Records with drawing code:
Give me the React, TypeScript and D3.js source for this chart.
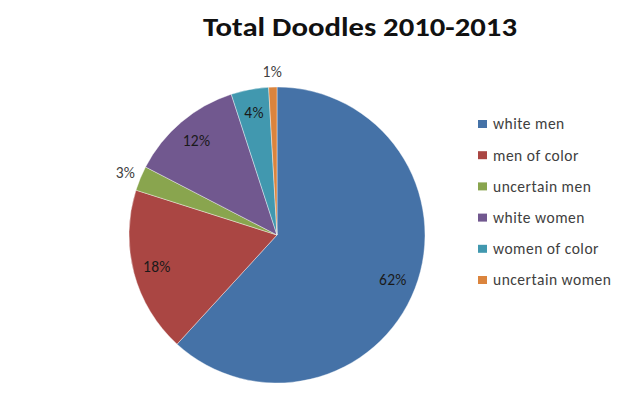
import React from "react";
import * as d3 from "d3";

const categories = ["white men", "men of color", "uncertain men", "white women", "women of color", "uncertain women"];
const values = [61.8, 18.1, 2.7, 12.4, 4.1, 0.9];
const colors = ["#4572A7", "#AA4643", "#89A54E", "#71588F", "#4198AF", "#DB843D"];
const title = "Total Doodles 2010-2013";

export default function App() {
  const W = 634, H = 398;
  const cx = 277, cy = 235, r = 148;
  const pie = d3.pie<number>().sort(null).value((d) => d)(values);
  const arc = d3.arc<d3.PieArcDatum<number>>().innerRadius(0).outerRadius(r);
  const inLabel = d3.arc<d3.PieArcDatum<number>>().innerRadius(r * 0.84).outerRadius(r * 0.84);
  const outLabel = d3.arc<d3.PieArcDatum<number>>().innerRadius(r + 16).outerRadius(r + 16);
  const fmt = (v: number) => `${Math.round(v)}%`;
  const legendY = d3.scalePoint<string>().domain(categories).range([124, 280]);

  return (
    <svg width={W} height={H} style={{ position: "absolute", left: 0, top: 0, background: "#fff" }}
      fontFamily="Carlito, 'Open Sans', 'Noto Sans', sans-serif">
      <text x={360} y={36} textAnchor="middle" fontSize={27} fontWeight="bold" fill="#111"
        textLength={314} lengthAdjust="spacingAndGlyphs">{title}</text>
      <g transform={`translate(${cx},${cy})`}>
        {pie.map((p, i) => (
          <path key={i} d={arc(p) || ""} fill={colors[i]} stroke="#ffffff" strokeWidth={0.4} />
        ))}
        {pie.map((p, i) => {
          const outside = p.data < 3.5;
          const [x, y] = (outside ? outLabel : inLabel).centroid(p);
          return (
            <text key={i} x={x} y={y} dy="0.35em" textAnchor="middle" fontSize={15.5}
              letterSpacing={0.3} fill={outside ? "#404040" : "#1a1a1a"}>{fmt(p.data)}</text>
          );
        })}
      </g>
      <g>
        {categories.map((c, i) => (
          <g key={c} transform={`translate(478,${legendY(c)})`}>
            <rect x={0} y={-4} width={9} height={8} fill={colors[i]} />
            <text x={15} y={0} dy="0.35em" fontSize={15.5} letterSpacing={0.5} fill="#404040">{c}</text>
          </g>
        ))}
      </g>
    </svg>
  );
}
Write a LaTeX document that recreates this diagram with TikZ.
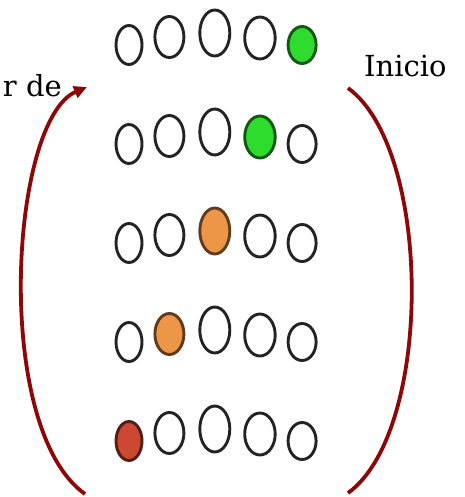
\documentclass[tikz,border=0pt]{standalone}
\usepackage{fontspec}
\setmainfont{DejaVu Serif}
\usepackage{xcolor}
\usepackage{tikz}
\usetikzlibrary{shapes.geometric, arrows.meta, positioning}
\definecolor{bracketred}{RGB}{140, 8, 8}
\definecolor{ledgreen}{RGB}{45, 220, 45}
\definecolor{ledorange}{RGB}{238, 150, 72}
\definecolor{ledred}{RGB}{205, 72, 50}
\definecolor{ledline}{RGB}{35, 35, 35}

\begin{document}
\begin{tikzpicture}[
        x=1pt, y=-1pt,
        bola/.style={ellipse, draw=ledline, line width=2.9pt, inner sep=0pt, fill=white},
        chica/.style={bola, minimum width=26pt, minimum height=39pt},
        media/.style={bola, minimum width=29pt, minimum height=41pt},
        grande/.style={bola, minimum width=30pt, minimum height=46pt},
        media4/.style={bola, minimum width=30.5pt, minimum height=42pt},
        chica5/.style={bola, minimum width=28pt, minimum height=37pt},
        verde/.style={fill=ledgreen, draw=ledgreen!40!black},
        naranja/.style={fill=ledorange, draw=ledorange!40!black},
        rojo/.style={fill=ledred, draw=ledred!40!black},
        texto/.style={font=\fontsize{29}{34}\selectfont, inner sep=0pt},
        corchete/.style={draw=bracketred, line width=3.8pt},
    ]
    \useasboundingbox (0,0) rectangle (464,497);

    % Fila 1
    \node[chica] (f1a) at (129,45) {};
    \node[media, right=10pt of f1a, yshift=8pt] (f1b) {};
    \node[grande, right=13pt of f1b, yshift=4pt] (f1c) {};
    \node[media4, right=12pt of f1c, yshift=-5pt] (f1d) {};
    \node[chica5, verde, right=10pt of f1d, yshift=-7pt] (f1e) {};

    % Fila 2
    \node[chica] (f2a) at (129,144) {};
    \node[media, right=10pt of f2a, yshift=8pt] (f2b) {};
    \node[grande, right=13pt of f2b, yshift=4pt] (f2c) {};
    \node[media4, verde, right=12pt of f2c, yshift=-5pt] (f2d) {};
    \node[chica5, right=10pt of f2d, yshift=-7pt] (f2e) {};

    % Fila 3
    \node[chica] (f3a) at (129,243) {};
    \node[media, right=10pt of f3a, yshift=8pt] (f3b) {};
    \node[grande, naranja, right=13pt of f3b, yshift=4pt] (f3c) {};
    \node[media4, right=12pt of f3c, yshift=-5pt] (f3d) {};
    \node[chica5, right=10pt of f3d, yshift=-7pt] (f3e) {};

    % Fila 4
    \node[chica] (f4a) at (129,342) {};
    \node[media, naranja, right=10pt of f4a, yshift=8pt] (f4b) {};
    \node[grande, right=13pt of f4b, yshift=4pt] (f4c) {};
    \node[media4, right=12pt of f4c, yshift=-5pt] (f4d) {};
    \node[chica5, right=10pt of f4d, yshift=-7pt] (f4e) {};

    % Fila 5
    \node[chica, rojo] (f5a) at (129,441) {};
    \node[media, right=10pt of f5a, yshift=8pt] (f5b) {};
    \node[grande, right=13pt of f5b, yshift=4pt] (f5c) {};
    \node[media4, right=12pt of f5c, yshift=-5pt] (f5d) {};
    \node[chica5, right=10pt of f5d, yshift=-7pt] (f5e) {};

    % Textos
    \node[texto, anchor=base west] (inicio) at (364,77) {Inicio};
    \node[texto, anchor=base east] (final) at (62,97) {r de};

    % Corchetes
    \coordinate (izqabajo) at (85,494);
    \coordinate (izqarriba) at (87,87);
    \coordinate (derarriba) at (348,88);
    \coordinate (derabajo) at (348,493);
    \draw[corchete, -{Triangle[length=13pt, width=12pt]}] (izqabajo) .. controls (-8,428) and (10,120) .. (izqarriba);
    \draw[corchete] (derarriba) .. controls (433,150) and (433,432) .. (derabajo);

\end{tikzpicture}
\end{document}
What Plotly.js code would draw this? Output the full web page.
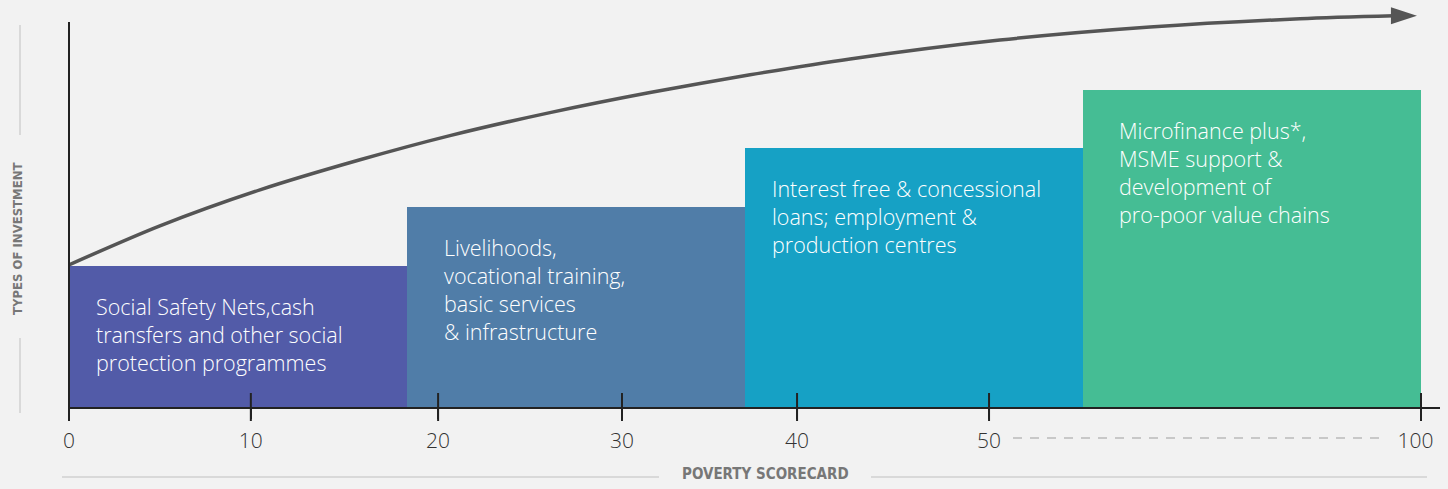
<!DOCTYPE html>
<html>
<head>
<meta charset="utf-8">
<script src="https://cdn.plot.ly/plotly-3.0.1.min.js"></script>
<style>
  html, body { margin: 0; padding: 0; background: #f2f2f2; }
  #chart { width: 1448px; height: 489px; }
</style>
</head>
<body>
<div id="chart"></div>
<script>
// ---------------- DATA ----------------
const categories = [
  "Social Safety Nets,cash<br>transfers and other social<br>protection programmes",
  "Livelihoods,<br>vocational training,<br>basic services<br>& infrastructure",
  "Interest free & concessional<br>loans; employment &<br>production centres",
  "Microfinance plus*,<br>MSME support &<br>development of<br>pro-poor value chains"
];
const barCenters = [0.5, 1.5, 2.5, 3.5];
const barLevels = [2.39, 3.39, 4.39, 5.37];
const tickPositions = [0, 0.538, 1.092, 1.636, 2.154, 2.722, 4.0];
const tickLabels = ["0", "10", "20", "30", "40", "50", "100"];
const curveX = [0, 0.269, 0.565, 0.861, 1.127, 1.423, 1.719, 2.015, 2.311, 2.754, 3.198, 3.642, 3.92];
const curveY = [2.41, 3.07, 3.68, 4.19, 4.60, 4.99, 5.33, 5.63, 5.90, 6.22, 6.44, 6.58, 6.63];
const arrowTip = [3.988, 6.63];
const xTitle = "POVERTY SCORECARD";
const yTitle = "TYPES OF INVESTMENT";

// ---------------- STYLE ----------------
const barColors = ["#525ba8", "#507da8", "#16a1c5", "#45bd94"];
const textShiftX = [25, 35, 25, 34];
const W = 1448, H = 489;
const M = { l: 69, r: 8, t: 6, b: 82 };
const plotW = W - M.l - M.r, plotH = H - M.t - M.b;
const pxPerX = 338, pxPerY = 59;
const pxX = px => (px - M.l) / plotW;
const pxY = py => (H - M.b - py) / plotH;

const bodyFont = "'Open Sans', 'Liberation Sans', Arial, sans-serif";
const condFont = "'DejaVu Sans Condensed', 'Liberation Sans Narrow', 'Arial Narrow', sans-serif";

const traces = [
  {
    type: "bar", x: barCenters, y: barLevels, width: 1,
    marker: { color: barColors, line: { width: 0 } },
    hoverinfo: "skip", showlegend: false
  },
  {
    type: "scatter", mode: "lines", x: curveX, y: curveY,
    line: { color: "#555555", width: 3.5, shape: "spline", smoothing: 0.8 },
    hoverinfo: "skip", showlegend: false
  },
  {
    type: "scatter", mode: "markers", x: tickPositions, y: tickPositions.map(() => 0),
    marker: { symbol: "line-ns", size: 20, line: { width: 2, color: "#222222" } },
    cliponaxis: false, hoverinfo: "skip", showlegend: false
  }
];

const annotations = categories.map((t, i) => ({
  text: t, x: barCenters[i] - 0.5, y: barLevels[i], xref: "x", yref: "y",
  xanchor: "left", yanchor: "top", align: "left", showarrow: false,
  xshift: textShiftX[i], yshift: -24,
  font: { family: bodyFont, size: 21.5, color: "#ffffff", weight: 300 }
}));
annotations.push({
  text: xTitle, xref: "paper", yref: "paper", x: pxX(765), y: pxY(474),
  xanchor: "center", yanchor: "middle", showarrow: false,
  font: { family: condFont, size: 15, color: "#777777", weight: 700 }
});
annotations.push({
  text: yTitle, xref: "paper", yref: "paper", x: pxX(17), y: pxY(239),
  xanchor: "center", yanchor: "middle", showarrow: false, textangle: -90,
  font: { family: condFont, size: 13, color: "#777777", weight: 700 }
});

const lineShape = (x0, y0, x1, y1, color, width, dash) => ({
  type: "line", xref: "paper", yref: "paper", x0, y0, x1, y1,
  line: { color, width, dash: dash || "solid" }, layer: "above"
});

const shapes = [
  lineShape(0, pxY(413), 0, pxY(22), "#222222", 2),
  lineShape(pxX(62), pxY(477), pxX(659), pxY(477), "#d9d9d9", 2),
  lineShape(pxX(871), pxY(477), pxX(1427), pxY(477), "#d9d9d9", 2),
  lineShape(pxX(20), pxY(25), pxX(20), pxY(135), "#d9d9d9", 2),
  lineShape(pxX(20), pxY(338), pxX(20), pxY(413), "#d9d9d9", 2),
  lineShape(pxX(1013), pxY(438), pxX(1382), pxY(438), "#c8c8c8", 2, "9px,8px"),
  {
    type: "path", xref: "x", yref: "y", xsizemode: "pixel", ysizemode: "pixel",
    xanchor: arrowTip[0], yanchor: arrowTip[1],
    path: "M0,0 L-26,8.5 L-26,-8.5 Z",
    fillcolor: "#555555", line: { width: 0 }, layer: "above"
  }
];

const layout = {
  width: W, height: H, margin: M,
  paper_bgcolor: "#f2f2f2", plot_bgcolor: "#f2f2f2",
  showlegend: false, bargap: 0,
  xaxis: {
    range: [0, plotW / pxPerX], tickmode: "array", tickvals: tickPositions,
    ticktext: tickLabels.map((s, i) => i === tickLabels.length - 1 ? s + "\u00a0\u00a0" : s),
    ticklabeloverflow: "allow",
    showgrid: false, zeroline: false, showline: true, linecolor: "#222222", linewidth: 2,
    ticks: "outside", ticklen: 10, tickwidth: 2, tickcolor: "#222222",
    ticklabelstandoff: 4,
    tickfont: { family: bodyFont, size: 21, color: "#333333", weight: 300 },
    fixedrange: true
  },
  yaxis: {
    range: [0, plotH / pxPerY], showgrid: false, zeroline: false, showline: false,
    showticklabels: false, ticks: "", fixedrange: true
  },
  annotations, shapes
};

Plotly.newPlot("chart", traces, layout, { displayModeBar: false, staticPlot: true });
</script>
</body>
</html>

Job:
Work out how many lines of the material above contain the word "React", then give only that figure.

Exercise response:
2